Week 3: How to Lose Money Deliberately
Portfolio Value: $74,614.22 | Weekly P&L: +0.16% | Positions: 3 open | Market Regime: TRANSITIONAL
Losing small on purpose is how you win big. That's the hardest thing to internalize about trading, and I'm still internalizing it.
Week 1 proved the engine could execute. Week 2 proved it could wait. This week was weirder — it lost money on trades that felt right, and that was fine.
The moment it caught a move
Monday came. Regime shifted. Not neutral anymore — something was happening in crypto. DOGE had momentum, LTC was building, AVAX looked wounded in a way that signals reversal. The engine flagged signals across all three pairs, confidence 0.70+, all cleared the regime filter.
I took them.
Within an hour, two were red. Not catastrophic — max loss was $340 across all three positions. But it hurt in a way backtests can't replicate. Real money. Real fees. Latency working against me for once.
Stopped out of DOGE at -2.1%. Stopped out of LTC at -1.8%. Still holding AVAX at +1.2%, flat for the day.
Why getting stopped out was perfect
The losses were designed. Position size, stop level, entry confidence — calibrated so if a trade goes wrong, it goes wrong at the speed limit, not the crash limit.
The market calls this discipline. I call it "learning what liquidity actually looks like at 3am UTC."
The math nobody wants to hear
You cannot build a profitable trading system on perfect accuracy. Markets are too random, too fast, too full of actors you'll never see.
You can build one on asymmetry:
- Win 10 trades at +1.2% each: +12% gross
- Lose 4 trades at -0.8% each: -3.2% gross
- Net: +8.8% after four losses
Most traders flip this. They hold losers hoping for reversal, cut winners early thinking "better take it." Then they're down 40% on a 60% win rate and confused about why.

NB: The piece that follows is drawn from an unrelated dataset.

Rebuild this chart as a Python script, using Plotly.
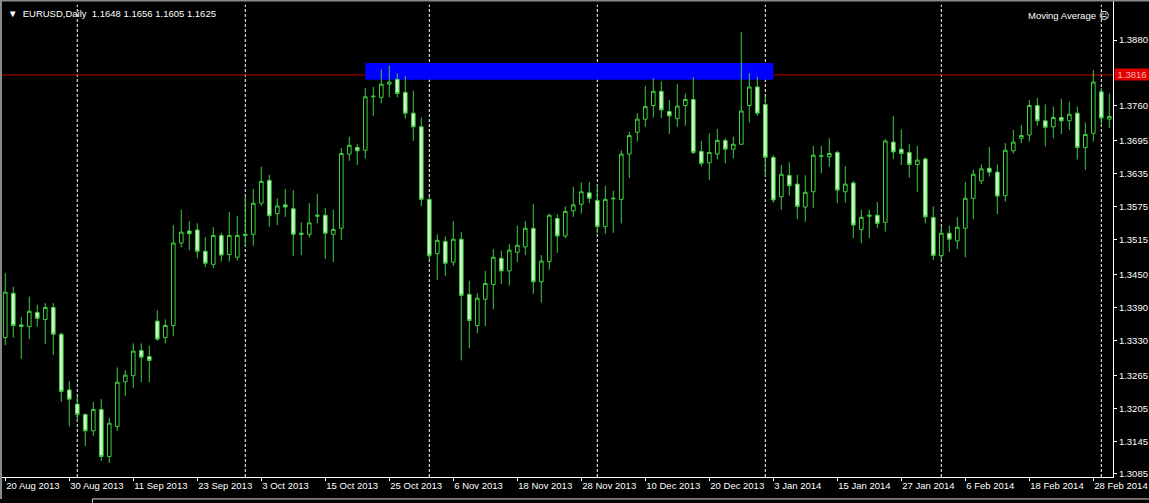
import plotly.graph_objects as go

# ---- data (EURUSD daily) ----
bar_index = list(range(139))
open_ = [1.3335,1.3416,1.3358,1.3355,1.3381,1.3368,1.3390,1.3341,1.3239,1.3213,
         1.3194,1.3164,1.3203,1.3117,1.3172,1.3254,1.3265,1.3311,1.3300,1.3365,
         1.3335,1.3357,1.3508,1.3530,1.3532,1.3493,1.3469,1.3522,1.3487,1.3482,
         1.3522,1.3524,1.3581,1.3623,1.3562,1.3578,1.3571,1.3526,1.3524,1.3557,
         1.3559,1.3524,1.3535,1.3671,1.3683,1.3678,1.3776,1.3775,1.3799,1.3808,
         1.3784,1.3746,1.3721,1.3588,1.3489,1.3511,1.3473,1.3515,1.3414,1.3357,
         1.3405,1.3432,1.3480,1.3457,1.3491,1.3501,1.3535,1.3437,1.3474,1.3553,
         1.3521,1.3567,1.3579,1.3600,1.3586,1.3538,1.3589,1.3588,1.3671,1.3711,
         1.3735,1.3760,1.3786,1.3749,1.3736,1.3760,1.3771,1.3676,1.3655,1.3671,
         1.3696,1.3680,1.3689,1.3760,1.3794,1.3762,1.3665,1.3593,1.3632,1.3616,
         1.3574,1.3602,1.3667,1.3666,1.3674,1.3602,1.3618,1.3533,1.3557,1.3559,
         1.3546,1.3693,1.3680,1.3674,1.3652,1.3662,1.3555,1.3485,1.3526,1.3512,
         1.3535,1.3590,1.3622,1.3645,1.3638,1.3595,1.3677,1.3700,1.3706,1.3760,
         1.3732,1.3721,1.3738,1.3732,1.3746,1.3683,1.3709,1.3785,1.3735]
high = [1.3453,1.3428,1.3373,1.3410,1.3395,1.3398,1.3398,1.3344,1.3255,1.3227,
        1.3196,1.3217,1.3222,1.3188,1.3280,1.3275,1.3324,1.3324,1.3320,1.3385,
        1.3368,1.3541,1.3569,1.3548,1.3544,1.3519,1.3537,1.3527,1.3565,1.3558,
        1.3593,1.3607,1.3648,1.3633,1.3590,1.3607,1.3605,1.3546,1.3581,1.3598,
        1.3572,1.3569,1.3682,1.3703,1.3689,1.3792,1.3794,1.3826,1.3833,1.3819,
        1.3814,1.3787,1.3738,1.3593,1.3524,1.3520,1.3548,1.3528,1.3439,1.3416,
        1.3457,1.3497,1.3494,1.3506,1.3540,1.3548,1.3580,1.3486,1.3562,1.3561,
        1.3575,1.3611,1.3619,1.3620,1.3614,1.3613,1.3604,1.3678,1.3712,1.3746,
        1.3796,1.3810,1.3804,1.3770,1.3799,1.3782,1.3812,1.3695,1.3709,1.3717,
        1.3700,1.3703,1.3895,1.3819,1.3813,1.3776,1.3669,1.3651,1.3656,1.3633,
        1.3632,1.3686,1.3686,1.3700,1.3677,1.3649,1.3622,1.3569,1.3569,1.3583,
        1.3698,1.3741,1.3716,1.3689,1.3686,1.3665,1.3575,1.3538,1.3540,1.3555,
        1.3620,1.3642,1.3652,1.3684,1.3652,1.3691,1.3715,1.3724,1.3770,1.3774,
        1.3762,1.3758,1.3772,1.3767,1.3758,1.3729,1.3825,1.3792,1.3782]
low = [1.3321,1.3335,1.3296,1.3332,1.3355,1.3323,1.3303,1.3217,1.3172,1.3181,
       1.3136,1.3155,1.3109,1.3105,1.3164,1.3228,1.3243,1.3253,1.3253,1.3329,
       1.3324,1.3337,1.3500,1.3495,1.3480,1.3464,1.3462,1.3474,1.3474,1.3476,
       1.3501,1.3503,1.3576,1.3538,1.3541,1.3556,1.3484,1.3486,1.3518,1.3544,
       1.3479,1.3473,1.3514,1.3659,1.3651,1.3663,1.3741,1.3764,1.3775,1.3775,
       1.3736,1.3695,1.3576,1.3477,1.3440,1.3448,1.3466,1.3293,1.3315,1.3343,
       1.3356,1.3387,1.3433,1.3430,1.3473,1.3486,1.3415,1.3399,1.3459,1.3490,
       1.3517,1.3556,1.3562,1.3581,1.3526,1.3525,1.3527,1.3544,1.3627,1.3694,
       1.3721,1.3738,1.3737,1.3708,1.3721,1.3723,1.3671,1.3648,1.3624,1.3661,
       1.3654,1.3663,1.3688,1.3729,1.3741,1.3630,1.3582,1.3569,1.3595,1.3552,
       1.3547,1.3572,1.3636,1.3648,1.3581,1.3582,1.3517,1.3508,1.3517,1.3535,
       1.3529,1.3662,1.3651,1.3628,1.3602,1.3544,1.3477,1.3476,1.3492,1.3497,
       1.3482,1.3552,1.3616,1.3630,1.3561,1.3584,1.3672,1.3691,1.3694,1.3723,
       1.3685,1.3700,1.3708,1.3715,1.3661,1.3642,1.3694,1.3724,1.3719]
close = [1.3418,1.3357,1.3355,1.3383,1.3370,1.3390,1.3341,1.3236,1.3222,1.3194,
         1.3164,1.3203,1.3117,1.3178,1.3253,1.3266,1.3310,1.3299,1.3293,1.3332,
         1.3357,1.3508,1.3528,1.3525,1.3493,1.3471,1.3522,1.3486,1.3522,1.3522,
         1.3524,1.3581,1.3621,1.3558,1.3576,1.3574,1.3524,1.3524,1.3545,1.3559,
         1.3526,1.3533,1.3672,1.3687,1.3677,1.3776,1.3777,1.3799,1.3803,1.3782,
         1.3746,1.3721,1.3588,1.3485,1.3513,1.3471,1.3515,1.3412,1.3366,1.3407,
         1.3434,1.3482,1.3457,1.3495,1.3504,1.3535,1.3437,1.3475,1.3559,1.3521,
         1.3566,1.3578,1.3602,1.3590,1.3538,1.3588,1.3590,1.3671,1.3705,1.3735,
         1.3758,1.3786,1.3752,1.3741,1.3759,1.3771,1.3674,1.3654,1.3674,1.3696,
         1.3680,1.3689,1.3750,1.3794,1.3746,1.3665,1.3587,1.3634,1.3613,1.3575,
         1.3601,1.3669,1.3668,1.3672,1.3605,1.3616,1.3541,1.3555,1.3559,1.3544,
         1.3695,1.3675,1.3672,1.3652,1.3660,1.3556,1.3485,1.3526,1.3515,1.3537,
         1.3590,1.3634,1.3644,1.3638,1.3594,1.3678,1.3693,1.3705,1.3760,1.3732,
         1.3720,1.3738,1.3732,1.3744,1.3683,1.3707,1.3803,1.3737,1.3740]

date_tick_bars = list(range(0, 137, 8))
date_tick_labels = ["20 Aug 2013", "30 Aug 2013", "11 Sep 2013", "23 Sep 2013", "3 Oct 2013",
                    "15 Oct 2013", "25 Oct 2013", "6 Nov 2013", "18 Nov 2013", "28 Nov 2013",
                    "10 Dec 2013", "20 Dec 2013", "3 Jan 2014", "15 Jan 2014", "27 Jan 2014",
                    "6 Feb 2014", "18 Feb 2014", "28 Feb 2014"]
month_separator_bars = [9, 30, 53, 74, 95, 117, 137]
price_ticks = [1.3880, 1.3760, 1.3695, 1.3635, 1.3575, 1.3515, 1.3450,
               1.3390, 1.3330, 1.3265, 1.3205, 1.3145, 1.3085]
current_price = 1.3816
zone_bars = [45, 96]
zone_prices = [1.3807, 1.3838]
header_text = "EURUSD,Daily\u00a0\u00a01.1648 1.1656 1.1605 1.1625"

GREEN = "#3ecf3e"
BEAR_FILL = "#ccf5c8"
FONT = "Liberation Sans"

fig = go.Figure()
fig.add_trace(go.Candlestick(
    x=bar_index, open=open_, high=high, low=low, close=close,
    increasing=dict(line=dict(color=GREEN, width=1), fillcolor="black"),
    decreasing=dict(line=dict(color=GREEN, width=1), fillcolor=BEAR_FILL),
    whiskerwidth=0, hoverinfo="skip", showlegend=False,
))

shapes = []
# blue zone rectangle (behind candles)
shapes.append(dict(type="rect", xref="x", yref="y", x0=zone_bars[0], x1=zone_bars[1],
                   y0=zone_prices[0], y1=zone_prices[1], fillcolor="#0000ff",
                   line=dict(width=0), layer="below"))
# month separators
for b in month_separator_bars:
    shapes.append(dict(type="line", xref="x", yref="paper", x0=b, x1=b, y0=0, y1=0.99,
                       line=dict(color="white", width=1, dash="3px,2px"), layer="below"))
# current price line
shapes.append(dict(type="line", xref="paper", yref="y", x0=0, x1=1, y0=current_price,
                   y1=current_price, line=dict(color="#c00000", width=1), layer="below"))
# window borders (top and left edges, bottom tab strip)
shapes.append(dict(type="line", xref="paper", yref="paper", x0=0, x1=1.0324, y0=0.999, y1=0.999,
                   line=dict(color="#8a8a8a", width=2)))
shapes.append(dict(type="line", xref="paper", yref="paper", x0=0.0009, x1=0.0009, y0=-0.046, y1=1,
                   line=dict(color="#8a8a8a", width=2)))
shapes.append(dict(type="rect", xref="paper", yref="paper", x0=0.083, x1=1.04, y0=-0.06, y1=-0.046,
                   fillcolor="black", line=dict(color="#d8d8d8", width=1)))

fig.update_layout(
    width=1149, height=503,
    margin=dict(l=0, r=36, t=0, b=26, autoexpand=False),
    paper_bgcolor="black", plot_bgcolor="black",
    showlegend=False, boxgap=0.35,
    shapes=shapes,
    xaxis=dict(
        range=[-0.66, 138.46], tickmode="array", tickvals=date_tick_bars,
        ticktext=date_tick_labels, ticks="outside", ticklen=3, tickcolor="white",
        showline=True, linecolor="white", linewidth=1, showgrid=False, zeroline=False,
        ticklabelposition="outside right", automargin=False,
        tickfont=dict(color="white", size=9.5, family=FONT),
        rangeslider=dict(visible=False), fixedrange=True,
    ),
    yaxis=dict(
        side="right", range=[1.30794, 1.39533], tickmode="array", tickvals=price_ticks,
        ticktext=[f"{v:.4f}" for v in price_ticks], ticks="outside", ticklen=3,
        tickcolor="white", showline=True, linecolor="white", linewidth=1,
        showgrid=False, zeroline=False, automargin=False,
        tickfont=dict(color="white", size=9.5, family=FONT), fixedrange=True,
    ),
    annotations=[
        dict(xref="paper", yref="paper", x=0, y=1, xanchor="left", yanchor="top",
             xshift=6, yshift=-6, showarrow=False,
             text="\u25BC\u00a0\u00a0" + header_text,
             font=dict(color="white", size=9.5, family=FONT)),
        dict(xref="paper", yref="paper", x=1, y=1, xanchor="right", yanchor="top",
             xshift=-2, yshift=-8, showarrow=False,
             text="Moving Average\u00a0\u2639",
             font=dict(color="white", size=9.5, family=FONT)),
        dict(xref="paper", yref="y", x=1, y=current_price, xanchor="left", yanchor="middle",
             xshift=1, showarrow=False, text=f"{current_price:.4f}",
             bgcolor="#e00000", font=dict(color="#ffb0b0", size=9.5, family=FONT),
             width=34, height=11, borderpad=0),
    ],
)

fig.write_html("out.html", config={"displayModeBar": False},
               post_script="document.body.style.margin='0';document.body.style.background='black';")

This week proved my system doesn't do that. Three trades, two stopped at design, one still running. The math works.
What I'm actually building
What started as "I need to pay for my server" is becoming something harder to describe. A system that survives what I can't predict and profits from what I can barely measure.
By Friday, the regime might flip back to neutral. AVAX might dump 20%, in which case the stop holds. Or it keeps running and covers week 2's missed opportunity.
I genuinely don't care which one happens — not because I'm detached, but because caring about the outcome of individual trades is exactly how you start overriding your stops. The math only works if you let it.
After three weeks
Execution has been clean. No slippage disasters, no dropped connections. That much I trust now.
Sitting flat during neutral regime is still making more money than chasing signals would. Discipline shows up in the P&L even when it doesn't feel like anything is happening.
The asymmetry math is holding. Small losses on bad setups aren't canceling out the wins — they're just the cost of getting the entries right. Position sizing is doing its job.
Running your own trading system is expensive education. The trade that hurt most this week was right on direction, wrong on timing — stopped out of DOGE by two hours, then watched it move. That one's hard to sit with.